--- Begin Data section ---

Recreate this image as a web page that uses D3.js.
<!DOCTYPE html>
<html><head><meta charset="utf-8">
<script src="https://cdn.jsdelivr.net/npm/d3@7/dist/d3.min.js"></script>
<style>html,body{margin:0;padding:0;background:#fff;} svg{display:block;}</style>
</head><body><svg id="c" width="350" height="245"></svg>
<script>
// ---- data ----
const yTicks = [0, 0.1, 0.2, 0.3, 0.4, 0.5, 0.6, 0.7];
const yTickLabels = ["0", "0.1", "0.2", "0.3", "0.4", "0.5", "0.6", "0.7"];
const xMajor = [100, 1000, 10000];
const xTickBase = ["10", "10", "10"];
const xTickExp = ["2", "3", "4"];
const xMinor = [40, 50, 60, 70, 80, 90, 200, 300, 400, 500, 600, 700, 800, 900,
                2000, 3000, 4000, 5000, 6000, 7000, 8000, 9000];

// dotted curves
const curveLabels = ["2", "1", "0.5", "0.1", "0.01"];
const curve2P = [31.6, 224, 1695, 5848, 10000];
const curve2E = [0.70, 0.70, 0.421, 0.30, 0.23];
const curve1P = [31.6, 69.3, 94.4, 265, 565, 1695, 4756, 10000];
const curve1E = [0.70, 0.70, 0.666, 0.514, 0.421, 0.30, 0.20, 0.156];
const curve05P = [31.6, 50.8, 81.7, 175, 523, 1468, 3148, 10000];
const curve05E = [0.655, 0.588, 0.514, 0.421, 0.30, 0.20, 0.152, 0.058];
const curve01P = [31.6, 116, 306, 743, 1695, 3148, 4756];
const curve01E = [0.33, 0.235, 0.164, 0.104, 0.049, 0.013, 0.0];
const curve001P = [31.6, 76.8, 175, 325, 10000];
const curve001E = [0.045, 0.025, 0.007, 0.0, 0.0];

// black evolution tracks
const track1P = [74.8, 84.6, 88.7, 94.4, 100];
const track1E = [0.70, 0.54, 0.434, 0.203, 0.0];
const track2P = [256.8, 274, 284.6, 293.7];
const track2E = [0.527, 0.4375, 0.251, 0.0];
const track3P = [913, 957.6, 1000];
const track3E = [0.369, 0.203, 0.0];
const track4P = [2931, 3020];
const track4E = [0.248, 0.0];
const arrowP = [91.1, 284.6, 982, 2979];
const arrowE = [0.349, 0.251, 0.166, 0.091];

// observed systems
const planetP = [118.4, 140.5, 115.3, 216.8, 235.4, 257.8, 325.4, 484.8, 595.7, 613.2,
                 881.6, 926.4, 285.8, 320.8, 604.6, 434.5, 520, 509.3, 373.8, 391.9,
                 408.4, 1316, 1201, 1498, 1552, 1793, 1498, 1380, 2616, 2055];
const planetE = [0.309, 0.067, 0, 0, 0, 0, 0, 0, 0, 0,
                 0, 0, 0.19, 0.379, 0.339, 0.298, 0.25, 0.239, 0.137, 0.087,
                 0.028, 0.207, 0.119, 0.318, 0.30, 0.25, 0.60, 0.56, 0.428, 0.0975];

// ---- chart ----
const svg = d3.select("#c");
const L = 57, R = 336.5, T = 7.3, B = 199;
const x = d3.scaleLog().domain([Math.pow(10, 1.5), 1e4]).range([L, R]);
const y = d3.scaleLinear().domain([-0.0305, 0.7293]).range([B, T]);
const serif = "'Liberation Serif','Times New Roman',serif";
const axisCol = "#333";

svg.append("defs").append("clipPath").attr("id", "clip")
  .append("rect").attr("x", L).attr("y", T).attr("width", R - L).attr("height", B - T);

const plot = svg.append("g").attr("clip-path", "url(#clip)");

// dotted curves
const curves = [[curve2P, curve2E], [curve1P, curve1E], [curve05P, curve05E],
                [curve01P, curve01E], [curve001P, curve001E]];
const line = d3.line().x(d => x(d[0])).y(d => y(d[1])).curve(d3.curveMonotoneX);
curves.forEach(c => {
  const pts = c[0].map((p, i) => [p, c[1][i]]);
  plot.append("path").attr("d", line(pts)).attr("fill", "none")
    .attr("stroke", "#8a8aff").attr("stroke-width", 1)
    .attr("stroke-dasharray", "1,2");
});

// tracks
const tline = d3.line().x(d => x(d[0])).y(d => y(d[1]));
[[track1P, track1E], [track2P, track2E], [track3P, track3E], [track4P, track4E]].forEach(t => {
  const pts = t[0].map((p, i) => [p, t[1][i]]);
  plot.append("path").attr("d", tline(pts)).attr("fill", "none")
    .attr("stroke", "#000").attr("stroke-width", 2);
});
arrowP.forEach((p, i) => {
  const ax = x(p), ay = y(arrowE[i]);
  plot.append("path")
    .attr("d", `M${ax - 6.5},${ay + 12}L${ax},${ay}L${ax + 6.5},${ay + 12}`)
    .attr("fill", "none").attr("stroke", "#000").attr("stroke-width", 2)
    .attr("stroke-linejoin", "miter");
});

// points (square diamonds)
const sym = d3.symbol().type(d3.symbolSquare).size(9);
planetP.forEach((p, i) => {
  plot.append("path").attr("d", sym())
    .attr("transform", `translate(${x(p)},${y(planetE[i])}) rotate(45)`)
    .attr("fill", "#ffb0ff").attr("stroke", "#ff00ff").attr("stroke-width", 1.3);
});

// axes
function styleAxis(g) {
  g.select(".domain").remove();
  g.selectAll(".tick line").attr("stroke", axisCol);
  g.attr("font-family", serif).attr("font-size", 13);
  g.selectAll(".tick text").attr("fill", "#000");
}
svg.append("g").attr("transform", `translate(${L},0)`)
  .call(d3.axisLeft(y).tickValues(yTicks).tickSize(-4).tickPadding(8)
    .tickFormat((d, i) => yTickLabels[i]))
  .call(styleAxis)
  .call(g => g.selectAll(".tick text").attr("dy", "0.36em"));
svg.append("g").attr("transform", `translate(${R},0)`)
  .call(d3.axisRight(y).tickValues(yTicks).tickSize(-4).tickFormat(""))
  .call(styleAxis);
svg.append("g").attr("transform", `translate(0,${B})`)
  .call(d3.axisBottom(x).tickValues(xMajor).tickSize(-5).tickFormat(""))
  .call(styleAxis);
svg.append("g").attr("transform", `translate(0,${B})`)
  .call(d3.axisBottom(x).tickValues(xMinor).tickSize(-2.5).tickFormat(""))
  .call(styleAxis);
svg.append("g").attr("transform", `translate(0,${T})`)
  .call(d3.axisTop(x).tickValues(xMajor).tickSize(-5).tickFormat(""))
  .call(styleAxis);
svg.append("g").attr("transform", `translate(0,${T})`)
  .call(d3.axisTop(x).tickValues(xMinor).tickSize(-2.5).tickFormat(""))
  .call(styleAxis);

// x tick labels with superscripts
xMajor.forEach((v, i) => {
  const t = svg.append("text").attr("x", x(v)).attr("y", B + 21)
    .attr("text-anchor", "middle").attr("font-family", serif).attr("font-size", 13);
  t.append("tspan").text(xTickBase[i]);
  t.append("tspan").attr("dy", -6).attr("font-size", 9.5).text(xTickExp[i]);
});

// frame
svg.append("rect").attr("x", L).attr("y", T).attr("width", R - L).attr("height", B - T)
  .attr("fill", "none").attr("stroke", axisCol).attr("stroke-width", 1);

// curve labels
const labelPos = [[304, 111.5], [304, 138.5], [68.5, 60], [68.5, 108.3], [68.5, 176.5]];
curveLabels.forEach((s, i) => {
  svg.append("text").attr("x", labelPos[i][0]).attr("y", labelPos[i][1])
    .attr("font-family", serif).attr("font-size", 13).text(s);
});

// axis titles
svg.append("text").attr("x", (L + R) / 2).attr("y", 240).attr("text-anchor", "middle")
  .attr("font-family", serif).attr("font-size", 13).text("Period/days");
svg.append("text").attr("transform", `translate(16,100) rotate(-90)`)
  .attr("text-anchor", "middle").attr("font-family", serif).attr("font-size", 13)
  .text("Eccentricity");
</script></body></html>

--- End Data section ---

■ What to produce:
Each line of the listing should be copied exactly.

■ Response:
Recreate this image as a web page that uses D3.js.
<!DOCTYPE html>
<html><head><meta charset="utf-8">
<script src="https://cdn.jsdelivr.net/npm/d3@7/dist/d3.min.js"></script>
<style>html,body{margin:0;padding:0;background:#fff;} svg{display:block;}</style>
</head><body><svg id="c" width="350" height="245"></svg>
<script>
// ---- data ----
const yTicks = [0, 0.1, 0.2, 0.3, 0.4, 0.5, 0.6, 0.7];
const yTickLabels = ["0", "0.1", "0.2", "0.3", "0.4", "0.5", "0.6", "0.7"];
const xMajor = [100, 1000, 10000];
const xTickBase = ["10", "10", "10"];
const xTickExp = ["2", "3", "4"];
const xMinor = [40, 50, 60, 70, 80, 90, 200, 300, 400, 500, 600, 700, 800, 900,
                2000, 3000, 4000, 5000, 6000, 7000, 8000, 9000];

// dotted curves
const curveLabels = ["2", "1", "0.5", "0.1", "0.01"];
const curve2P = [31.6, 224, 1695, 5848, 10000];
const curve2E = [0.70, 0.70, 0.421, 0.30, 0.23];
const curve1P = [31.6, 69.3, 94.4, 265, 565, 1695, 4756, 10000];
const curve1E = [0.70, 0.70, 0.666, 0.514, 0.421, 0.30, 0.20, 0.156];
const curve05P = [31.6, 50.8, 81.7, 175, 523, 1468, 3148, 10000];
const curve05E = [0.655, 0.588, 0.514, 0.421, 0.30, 0.20, 0.152, 0.058];
const curve01P = [31.6, 116, 306, 743, 1695, 3148, 4756];
const curve01E = [0.33, 0.235, 0.164, 0.104, 0.049, 0.013, 0.0];
const curve001P = [31.6, 76.8, 175, 325, 10000];
const curve001E = [0.045, 0.025, 0.007, 0.0, 0.0];

// black evolution tracks
const track1P = [74.8, 84.6, 88.7, 94.4, 100];
const track1E = [0.70, 0.54, 0.434, 0.203, 0.0];
const track2P = [256.8, 274, 284.6, 293.7];
const track2E = [0.527, 0.4375, 0.251, 0.0];
const track3P = [913, 957.6, 1000];
const track3E = [0.369, 0.203, 0.0];
const track4P = [2931, 3020];
const track4E = [0.248, 0.0];
const arrowP = [91.1, 284.6, 982, 2979];
const arrowE = [0.349, 0.251, 0.166, 0.091];

// observed systems
const planetP = [118.4, 140.5, 115.3, 216.8, 235.4, 257.8, 325.4, 484.8, 595.7, 613.2,
                 881.6, 926.4, 285.8, 320.8, 604.6, 434.5, 520, 509.3, 373.8, 391.9,
                 408.4, 1316, 1201, 1498, 1552, 1793, 1498, 1380, 2616, 2055];
const planetE = [0.309, 0.067, 0, 0, 0, 0, 0, 0, 0, 0,
                 0, 0, 0.19, 0.379, 0.339, 0.298, 0.25, 0.239, 0.137, 0.087,
                 0.028, 0.207, 0.119, 0.318, 0.30, 0.25, 0.60, 0.56, 0.428, 0.0975];

// ---- chart ----
const svg = d3.select("#c");
const L = 57, R = 336.5, T = 7.3, B = 199;
const x = d3.scaleLog().domain([Math.pow(10, 1.5), 1e4]).range([L, R]);
const y = d3.scaleLinear().domain([-0.0305, 0.7293]).range([B, T]);
const serif = "'Liberation Serif','Times New Roman',serif";
const axisCol = "#333";

svg.append("defs").append("clipPath").attr("id", "clip")
  .append("rect").attr("x", L).attr("y", T).attr("width", R - L).attr("height", B - T);

const plot = svg.append("g").attr("clip-path", "url(#clip)");

// dotted curves
const curves = [[curve2P, curve2E], [curve1P, curve1E], [curve05P, curve05E],
                [curve01P, curve01E], [curve001P, curve001E]];
const line = d3.line().x(d => x(d[0])).y(d => y(d[1])).curve(d3.curveMonotoneX);
curves.forEach(c => {
  const pts = c[0].map((p, i) => [p, c[1][i]]);
  plot.append("path").attr("d", line(pts)).attr("fill", "none")
    .attr("stroke", "#8a8aff").attr("stroke-width", 1)
    .attr("stroke-dasharray", "1,2");
});

// tracks
const tline = d3.line().x(d => x(d[0])).y(d => y(d[1]));
[[track1P, track1E], [track2P, track2E], [track3P, track3E], [track4P, track4E]].forEach(t => {
  const pts = t[0].map((p, i) => [p, t[1][i]]);
  plot.append("path").attr("d", tline(pts)).attr("fill", "none")
    .attr("stroke", "#000").attr("stroke-width", 2);
});
arrowP.forEach((p, i) => {
  const ax = x(p), ay = y(arrowE[i]);
  plot.append("path")
    .attr("d", `M${ax - 6.5},${ay + 12}L${ax},${ay}L${ax + 6.5},${ay + 12}`)
    .attr("fill", "none").attr("stroke", "#000").attr("stroke-width", 2)
    .attr("stroke-linejoin", "miter");
});

// points (square diamonds)
const sym = d3.symbol().type(d3.symbolSquare).size(9);
planetP.forEach((p, i) => {
  plot.append("path").attr("d", sym())
    .attr("transform", `translate(${x(p)},${y(planetE[i])}) rotate(45)`)
    .attr("fill", "#ffb0ff").attr("stroke", "#ff00ff").attr("stroke-width", 1.3);
});

// axes
function styleAxis(g) {
  g.select(".domain").remove();
  g.selectAll(".tick line").attr("stroke", axisCol);
  g.attr("font-family", serif).attr("font-size", 13);
  g.selectAll(".tick text").attr("fill", "#000");
}
svg.append("g").attr("transform", `translate(${L},0)`)
  .call(d3.axisLeft(y).tickValues(yTicks).tickSize(-4).tickPadding(8)
    .tickFormat((d, i) => yTickLabels[i]))
  .call(styleAxis)
  .call(g => g.selectAll(".tick text").attr("dy", "0.36em"));
svg.append("g").attr("transform", `translate(${R},0)`)
  .call(d3.axisRight(y).tickValues(yTicks).tickSize(-4).tickFormat(""))
  .call(styleAxis);
svg.append("g").attr("transform", `translate(0,${B})`)
  .call(d3.axisBottom(x).tickValues(xMajor).tickSize(-5).tickFormat(""))
  .call(styleAxis);
svg.append("g").attr("transform", `translate(0,${B})`)
  .call(d3.axisBottom(x).tickValues(xMinor).tickSize(-2.5).tickFormat(""))
  .call(styleAxis);
svg.append("g").attr("transform", `translate(0,${T})`)
  .call(d3.axisTop(x).tickValues(xMajor).tickSize(-5).tickFormat(""))
  .call(styleAxis);
svg.append("g").attr("transform", `translate(0,${T})`)
  .call(d3.axisTop(x).tickValues(xMinor).tickSize(-2.5).tickFormat(""))
  .call(styleAxis);

// x tick labels with superscripts
xMajor.forEach((v, i) => {
  const t = svg.append("text").attr("x", x(v)).attr("y", B + 21)
    .attr("text-anchor", "middle").attr("font-family", serif).attr("font-size", 13);
  t.append("tspan").text(xTickBase[i]);
  t.append("tspan").attr("dy", -6).attr("font-size", 9.5).text(xTickExp[i]);
});

// frame
svg.append("rect").attr("x", L).attr("y", T).attr("width", R - L).attr("height", B - T)
  .attr("fill", "none").attr("stroke", axisCol).attr("stroke-width", 1);

// curve labels
const labelPos = [[304, 111.5], [304, 138.5], [68.5, 60], [68.5, 108.3], [68.5, 176.5]];
curveLabels.forEach((s, i) => {
  svg.append("text").attr("x", labelPos[i][0]).attr("y", labelPos[i][1])
    .attr("font-family", serif).attr("font-size", 13).text(s);
});

// axis titles
svg.append("text").attr("x", (L + R) / 2).attr("y", 240).attr("text-anchor", "middle")
  .attr("font-family", serif).attr("font-size", 13).text("Period/days");
svg.append("text").attr("transform", `translate(16,100) rotate(-90)`)
  .attr("text-anchor", "middle").attr("font-family", serif).attr("font-size", 13)
  .text("Eccentricity");
</script></body></html>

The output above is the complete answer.